IN THE PHOTO: At the eight-track board in Trackmaster Audio, from left, Alan Baumgardner, Jim Rusert and Kim Ferullo.

* * * * *

FOOTNOTE: Trackmaster didn’t stay in the Larkin Warehouse. In 1976, it moved to a 19th century convent complex at the corner of Franklin and North streets in Buffalo’s Allentown neighborhood. Rick James, Yes, Melanie, Ani DiFranco, Mark Russell and the Flaming Lips laid tracks down there.

          Robby Takac of the Goo Goo Dolls began working as a Trackmaster intern in 1984 and recorded early Goos tracks in the room, as well as many other indie bands like Mark Freeland’s Electroman, the Pinheads, the Steam Donkeys, Snapcase and Them Jazzbeards.  The studio fell into disrepair in the late 1990s, however.

Robby and bandmate John Rzeznik acquired the place in 2002 and got it fixed up enough so Ian Gillan of Deep Purple could come in to record his “Gillan’s Inn” album.

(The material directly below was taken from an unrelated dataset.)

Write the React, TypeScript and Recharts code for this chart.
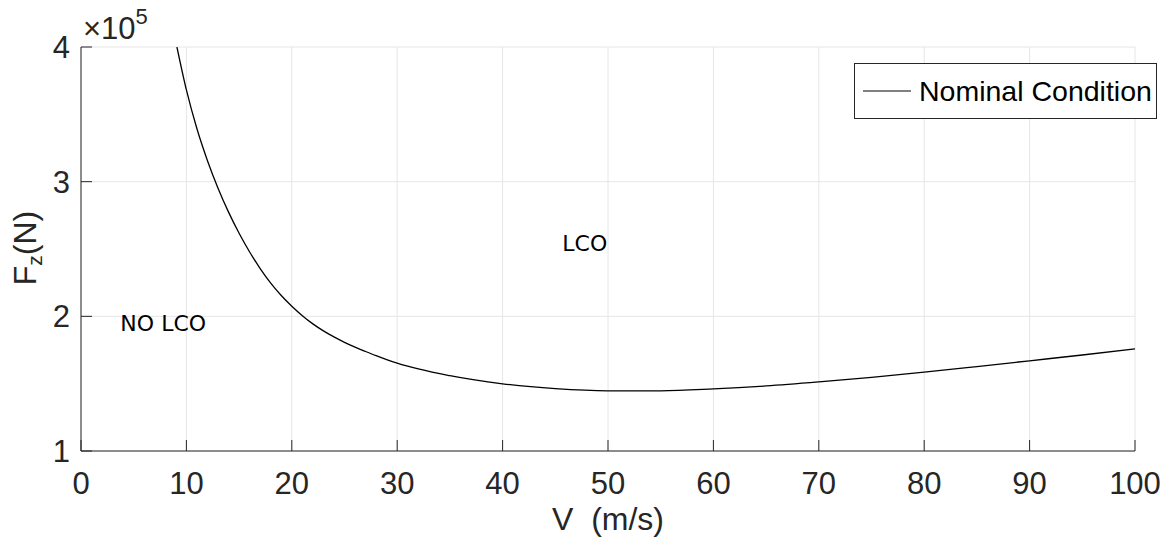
import { CartesianGrid, Label, Legend, Line, LineChart, ReferenceDot, XAxis, YAxis } from "recharts"

// critical vertical load vs. speed, nominal condition
const speed = [9.1, 10, 11, 12, 13, 14, 15, 16, 17, 18, 19, 20, 21, 22, 23, 24, 25, 26, 27, 28, 29, 30, 35, 40, 45, 50, 55, 60, 65, 70, 75, 80, 85, 90, 95, 100]
const forceE5 = [
  4.0, 3.681, 3.393, 3.156, 2.952, 2.774, 2.617, 2.478, 2.355, 2.247, 2.155, 2.075,
  2.005, 1.944, 1.892, 1.847, 1.807, 1.771, 1.739, 1.708, 1.679, 1.652,
  1.559, 1.499, 1.463, 1.447, 1.447, 1.461, 1.483, 1.513, 1.547, 1.585, 1.627, 1.67, 1.713, 1.758,
]

const xTicks = [0, 10, 20, 30, 40, 50, 60, 70, 80, 90, 100]
const yTicks = [100000, 200000, 300000, 400000]
const seriesName = "Nominal Condition"

const data = speed.map((v, i) => ({ v, fz: forceE5[i] * 1e5 }))

const AX = "#262626"
const SANS = "'Liberation Sans', Arial, Helvetica, sans-serif"
const TICK_FS = 31

function XTick({ x, y, payload }: any) {
  return (
    <g>
      <line x1={x} x2={x} y1={y} y2={y - 11} stroke={AX} />
      <text x={x} y={y + 43} textAnchor="middle" fontSize={TICK_FS} fontFamily={SANS} fill={AX}>
        {payload.value}
      </text>
    </g>
  )
}

function YTick({ x, y, payload }: any) {
  return (
    <g>
      <line x1={x} x2={x + 11} y1={y} y2={y} stroke={AX} />
      <text x={x - 11} y={y + 11} textAnchor="end" fontSize={TICK_FS} fontFamily={SANS} fill={AX}>
        {payload.value / 1e5}
      </text>
    </g>
  )
}

function LegendBox({ payload }: any) {
  const item = payload?.[0]
  return (
    <div style={{ width: 303, height: 56, boxSizing: "border-box", border: `1px solid ${AX}`, background: "#fff", position: "relative" }}>
      <svg width={303} height={56} style={{ position: "absolute", left: -1, top: -1 }}>
        <line x1={9} x2={57} y1={28} y2={28} stroke="#000" strokeWidth={1} />
        <text x={65} y={38} fontSize={28.5} fontFamily={SANS} fill="#000">{item?.value}</text>
      </svg>
    </div>
  )
}

export default function App() {
  return (
    <div style={{ position: "fixed", left: 0, top: 0, width: 1168, height: 539, background: "#fff" }}>
      <LineChart width={1168} height={539} data={data} margin={{ top: 47, right: 33, bottom: 0, left: 0 }}>
        <CartesianGrid stroke="#e6e6e6" horizontalValues={yTicks} verticalValues={xTicks} />
        <XAxis
          type="number"
          dataKey="v"
          domain={[0, 100]}
          ticks={xTicks}
          height={88}
          stroke={AX}
          tickLine={false}
          tickSize={0}
          tickMargin={0}
          tick={<XTick />}
          interval={0}
        >
          <Label
            content={() => (
              <text x={608} y={530} textAnchor="middle" fontSize={32} fontFamily={SANS} fill={AX} style={{ whiteSpace: "pre" }}>
                {"V  (m/s)"}
              </text>
            )}
          />
        </XAxis>
        <YAxis
          type="number"
          domain={[100000, 400000]}
          ticks={yTicks}
          width={81}
          stroke={AX}
          tickLine={false}
          tickSize={0}
          tickMargin={0}
          tick={<YTick />}
          interval={0}
          allowDataOverflow
        >
          <Label
            content={() => (
              <g>
                <text x={36} y={248} transform="rotate(-90, 36, 248)" textAnchor="middle" fontSize={32} fontFamily={SANS} fill={AX}>
                  <tspan>F</tspan>
                  <tspan fontSize={21} dy={6}>z</tspan>
                  <tspan dy={-6}>(N)</tspan>
                </text>
                <text x={83} y={39} fontSize={TICK_FS} fontFamily={SANS} fill={AX}>
                  <tspan>×10</tspan>
                  <tspan fontSize={22} dy={-15}>5</tspan>
                </text>
              </g>
            )}
          />
        </YAxis>
        <ReferenceDot
          x={7.8}
          y={195000}
          r={0}
          fill="none"
          stroke="none"
          label={{ value: "NO LCO", position: "center", fontSize: 22, fontFamily: "'DejaVu Sans', sans-serif", fill: "#000" }}
        />
        <ReferenceDot
          x={47.8}
          y={254000}
          r={0}
          fill="none"
          stroke="none"
          label={{ value: "LCO", position: "center", fontSize: 22, fontFamily: "'DejaVu Sans', sans-serif", fill: "#000" }}
        />
        <Line
          name={seriesName}
          type="monotone"
          dataKey="fz"
          stroke="#000"
          strokeWidth={1.3}
          dot={false}
          isAnimationActive={false}
        />
        <Legend
          layout="horizontal"
          verticalAlign="middle"
          align="center"
          content={<LegendBox />}
          wrapperStyle={{ position: "absolute", left: 854, top: 63, width: 303, height: 56 }}
        />
      </LineChart>
    </div>
  )
}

That inspired Robby and John to want to do their “Something for the Rest of Us” album there. So they brought in the guy who originally designed it, renowned studio architect John Storyk, to redesign it in 2007 to give it “a fresh, live acoustic feel,” as Storyk says on his website. They opened it up to the public in 2009 and Robby became the proprietor. Now called GCR Audio (Robby has a label called Good Charamel Records), it continues to be a terrific studio.

          Alan Baumgardner and Kim Ferullo set themselves up in another studio half a block down Franklin Street in 2002, Chameleon Communications, producing commercials and voice-overs. Alan is now retired. I believe Kim is still working.